Rapporto sulla pena di morte



ROMA – La pena di morte, seppur lentamente, appare in via di estinzione. E’ quanto emerge dal rapporto “Condanne a morte ed esecuzioni nel 2008” diffuso da Amnesty International, l’associazione per la difesa dei diritti umani. Nel 2008 sono state eseguite condanne soprattutto in Asia: la Cina, da sola, ha ucciso legalmente più persone che nel resto del pianeta. In Europa utilizza la punizione estrema soltanto la Bielorussia.
Secondo il lavoro di Amnesty International, tra gennaio e dicembre dello scorso anno sono state messe a morte almeno 2.390 persone in 25 Paesi e sono state emesse almeno 8.864 condanne alla pena capitale in 52 Paesi. Un numero ancora enorme ma che segna un ulteriore e promettente calo. Occorre infatti aggiungere che solo 25 dei 59 Paesi che ancora mantengono la pena di morte hanno eseguito condanne nel 2008. In controtendenza Saint Christopher e Nevis e la Liberia, dove la pena di morte è stata addirittura reintrodotta.
Il rapporto annota i Paesi in cui sono state emesse condanne. Dopo l’Asia, dove undici paesi continuano a ricorrere alla pena di morte (Afghanistan, Bangladesh, Cina, Corea del Nord, Giappone, Indonesia, Malaysia, Mongolia, Pakistan, Singapore e Vietnam) il secondo maggior numero di esecuzioni, 508, è stato registrato in Africa del Nord e Medio Oriente. In Iran sono state messe a morte almeno 346 persone, tra cui otto minorenni al momento del reato, con metodi quali l’impiccagione e la lapidazione. In Arabia Saudita, le esecuzioni sono state almeno 102, solitamente tramite decapitazione pubblica seguita, in alcuni casi, dalla crocifissione. Negli Stati Uniti sono state 37 le esecuzioni, la maggior parte in Texas. Nell’Africa sub-sahariana, secondo dati ufficiali, sono state eseguite solo due esecuzioni, ma le condanne a morte sarebbero state almeno 362.

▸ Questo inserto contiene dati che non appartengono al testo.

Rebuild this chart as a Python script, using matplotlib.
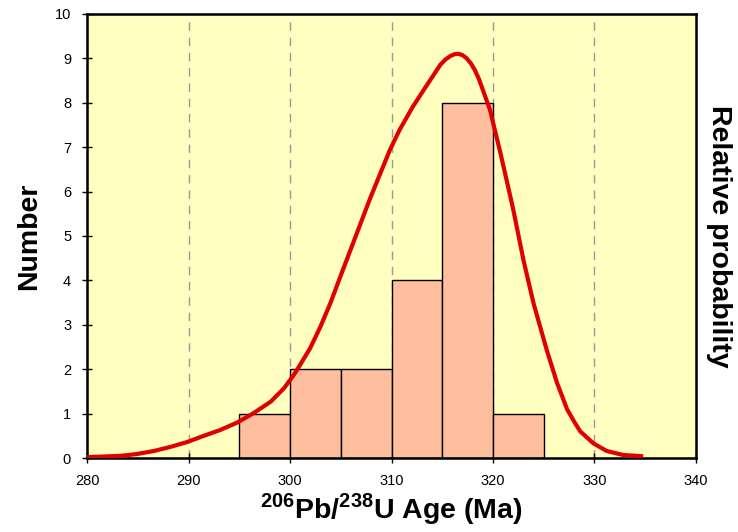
import matplotlib
matplotlib.use("Agg")
import matplotlib.pyplot as plt

plt.rcParams["font.family"] = ["Liberation Sans", "DejaVu Sans"]
plt.rcParams["mathtext.fontset"] = "custom"
plt.rcParams["mathtext.rm"] = "Liberation Sans:bold"
plt.rcParams["mathtext.bf"] = "Liberation Sans:bold"

# ── data ───────────────────────────────────────────────────────────────────
bin_left = [295, 300, 305, 310, 315, 320]
bin_width = 5
counts = [1, 2, 2, 4, 8, 1]

curve_age = [280, 283.3, 284.9, 286.6, 288.2, 289.85, 291.5, 293.1, 294.8,
             296.4, 298.1, 299.4, 300.4, 301.0, 302.0, 303.0, 304.0, 304.9,
             305.9, 306.9, 307.9, 308.9, 309.85, 310.8, 312.1, 313.5, 314.8,
             315.3, 315.8, 316.2, 316.6, 317.0, 317.4, 317.8, 318.2, 318.6,
             319.0, 319.7, 320.7, 321.4, 322.0, 322.7, 323.0, 324.0, 325.3,
             326.3, 327.3, 328.0, 328.6, 329.9, 331.2, 332.8, 334.8]
curve_prob = [0.02, 0.05, 0.09, 0.16, 0.25, 0.36, 0.50, 0.63, 0.80,
              1.01, 1.27, 1.57, 1.88, 2.10, 2.48, 2.96, 3.50, 4.05,
              4.65, 5.25, 5.85, 6.41, 6.94, 7.39, 7.91, 8.40, 8.85,
              8.97, 9.05, 9.09, 9.10, 9.07, 9.00, 8.89, 8.74, 8.54,
              8.29, 7.84, 6.90, 6.20, 5.59, 4.80, 4.46, 3.48, 2.43,
              1.70, 1.10, 0.82, 0.60, 0.33, 0.16, 0.07, 0.04]

x_ticks = [280, 290, 300, 310, 320, 330, 340]
grid_x = [290, 300, 310, 320, 330]

BG = "#ffffc0"
BAR = "#ffbf9f"
RED = "#e00000"

fig = plt.figure(figsize=(7.38, 5.32), dpi=100)
ax = fig.add_axes([0.118, 0.139, 0.825, 0.835])
ax.set_facecolor(BG)

for gx in grid_x:
    ax.axvline(gx, color="#999999", linestyle=(0, (6, 5)), linewidth=1.0, zorder=1)

ax.bar(bin_left, counts, width=bin_width, align="edge", color=BAR,
       edgecolor="black", linewidth=1.0, zorder=2)

ax.set_xlim(280, 340)
ax.set_ylim(0, 10)
ax.set_xticks(x_ticks)
ax.set_yticks(range(0, 11))
ax.tick_params(direction="inout", length=7, width=1.0, labelsize=10.5, pad=8)
ax.set_xlabel("$^{206}$Pb/$^{238}$U Age (Ma)", fontsize=20.5, fontweight="bold",
              labelpad=2)
ax.set_ylabel("Number", fontsize=20.5, fontweight="bold")
ax.yaxis.set_label_coords(-0.074, 0.5)
for s in ax.spines.values():
    s.set_linewidth(1.8)

# ── relative probability curve on a twin axis ─────────────────────────────
ax2 = ax.twinx()
ax2.plot(curve_age, curve_prob, color=RED, linewidth=3, zorder=3,
         solid_joinstyle="round", solid_capstyle="butt")
ax2.set_ylim(0, 10)
ax2.set_yticks([])
ax2.set_ylabel("Relative probability", fontsize=20.5, fontweight="bold",
               rotation=-90, labelpad=26)

fig.savefig("out.png", dpi=100)
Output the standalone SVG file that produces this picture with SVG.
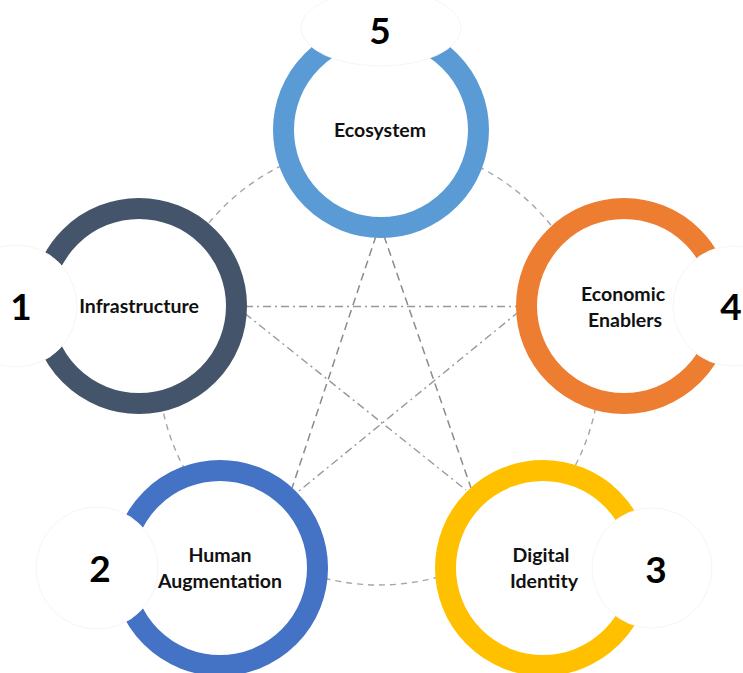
<svg xmlns="http://www.w3.org/2000/svg" width="743" height="673" viewBox="0 0 743 673">
<style>
.ring{fill:#ffffff;stroke-width:21}
.cover{fill:#ffffff;stroke:#f5f5f5;stroke-width:1}
.lbl{font-family:Lato,"Open Sans","Liberation Sans",sans-serif;font-weight:700;font-size:19.5px;fill:#111111;text-anchor:middle}
.num{font-family:Lato,"Open Sans","Liberation Sans",sans-serif;font-weight:700;font-size:37px;fill:#000000;text-anchor:middle}
.dash{fill:none;stroke:#8c8c8c;stroke-width:1.5;stroke-dasharray:8 5}
.dashdot{fill:none;stroke:#999999;stroke-width:1.4;stroke-dasharray:8 4 2 4}
.circ{fill:none;stroke:#a6a6a6;stroke-width:1.4;stroke-dasharray:6 5}
</style>
<rect width="743" height="673" fill="#ffffff"/>
<g id="connectors">
<circle class="circ" cx="379" cy="364" r="221"/>
<line class="dash" x1="376" y1="236" x2="292" y2="488"/>
<line class="dash" x1="384" y1="236" x2="471" y2="488"/>
<line class="dashdot" x1="245" y1="306.5" x2="519" y2="306.5"/>
<line class="dashdot" x1="245" y1="313.5" x2="466" y2="490"/>
<line class="dashdot" x1="519" y1="311.5" x2="299" y2="491"/>
</g>
<g id="node-ecosystem">
<circle class="ring" cx="381" cy="130" r="97.5" stroke="#5B9BD5"/>
<ellipse class="cover" cx="381" cy="28" rx="80" ry="38"/>
<text class="num" x="380" y="44">5</text>
<text class="lbl" x="380" y="137">Ecosystem</text>
</g>
<g id="node-infrastructure">
<circle class="ring" cx="139" cy="306" r="97.5" stroke="#44546A"/>
<circle class="cover" cx="16" cy="306" r="61"/>
<text class="num" x="21" y="320">1</text>
<text class="lbl" x="139" y="313">Infrastructure</text>
</g>
<g id="node-economic-enablers">
<circle class="ring" cx="624" cy="306" r="97.5" stroke="#ED7D31"/>
<circle class="cover" cx="733" cy="306" r="60"/>
<text class="num" x="731" y="320">4</text>
<text class="lbl" x="623" y="301">Economic</text>
<text class="lbl" x="625" y="327">Enablers</text>
</g>
<g id="node-human-augmentation">
<circle class="ring" cx="220" cy="568" r="97.5" stroke="#4472C4"/>
<circle class="cover" cx="97" cy="568" r="61"/>
<text class="num" x="100" y="582">2</text>
<text class="lbl" x="220" y="562">Human</text>
<text class="lbl" x="220" y="588">Augmentation</text>
</g>
<g id="node-digital-identity">
<circle class="ring" cx="543" cy="568" r="97.5" stroke="#FFC000"/>
<circle class="cover" cx="652" cy="568" r="60"/>
<text class="num" x="656" y="583">3</text>
<text class="lbl" x="541" y="562">Digital</text>
<text class="lbl" x="544" y="588">Identity</text>
</g>
</svg>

La ricerca ricorda “l’uso spesso sproporzionato della pena di morte nei confronti di persone povere o appartenenti a minoranze etniche o religiose in Paesi come Arabia Saudita, Iran, Stati Uniti d’America e Sudan” avvertendo del “costante rischio che vengano messi a morte innocenti, come dimostrato dal rilascio di quattro prigionieri dai bracci della morte statunitensi”.
Non è esente il Giappone, dove l’ordine d’impiccagione viene notificato ai prigionieri solo la mattina stessa dell’esecuzione, mentre i familiari vengono informati dopo che questa ha avuto luogo.
Ai dati sulla pena di morte andrebbero però aggiunti alcuni decessi in carceri dove le condizioni dono disumane, spesso acuite da torture. Sotto accusa anche prigioni statunitensi e israeliane.
Irene Khan, segretaria generale di Amnesty International, spiega: “La pena di morte è la punizione estrema. è crudele, inumana e degradante. Nel XXI secolo non dovrebbe esserci più posto per decapitazioni, sedie elettriche, impiccagioni, iniezioni letali, fucilazioni e lapidazioni. La pena capitale non è solo un atto ma un processo, consentito dalla legge, di terrore fisico e psicologico che culmina con un omicidio commesso dallo stato. A tutto questo dev’essere posta fine”.
La dirigente di Amnesty conclude: “La buona notizia è che le esecuzioni hanno luogo in un piccolo numero di Paesi. Questo dimostra che stiamo facendo passi avanti verso un mondo libero dalla pena di morte. La brutta notizia, invece, è che centinaia di persone continuano a essere condannate a morte nei Paesi che ancora non hanno formalmente abolito la pena capitale”.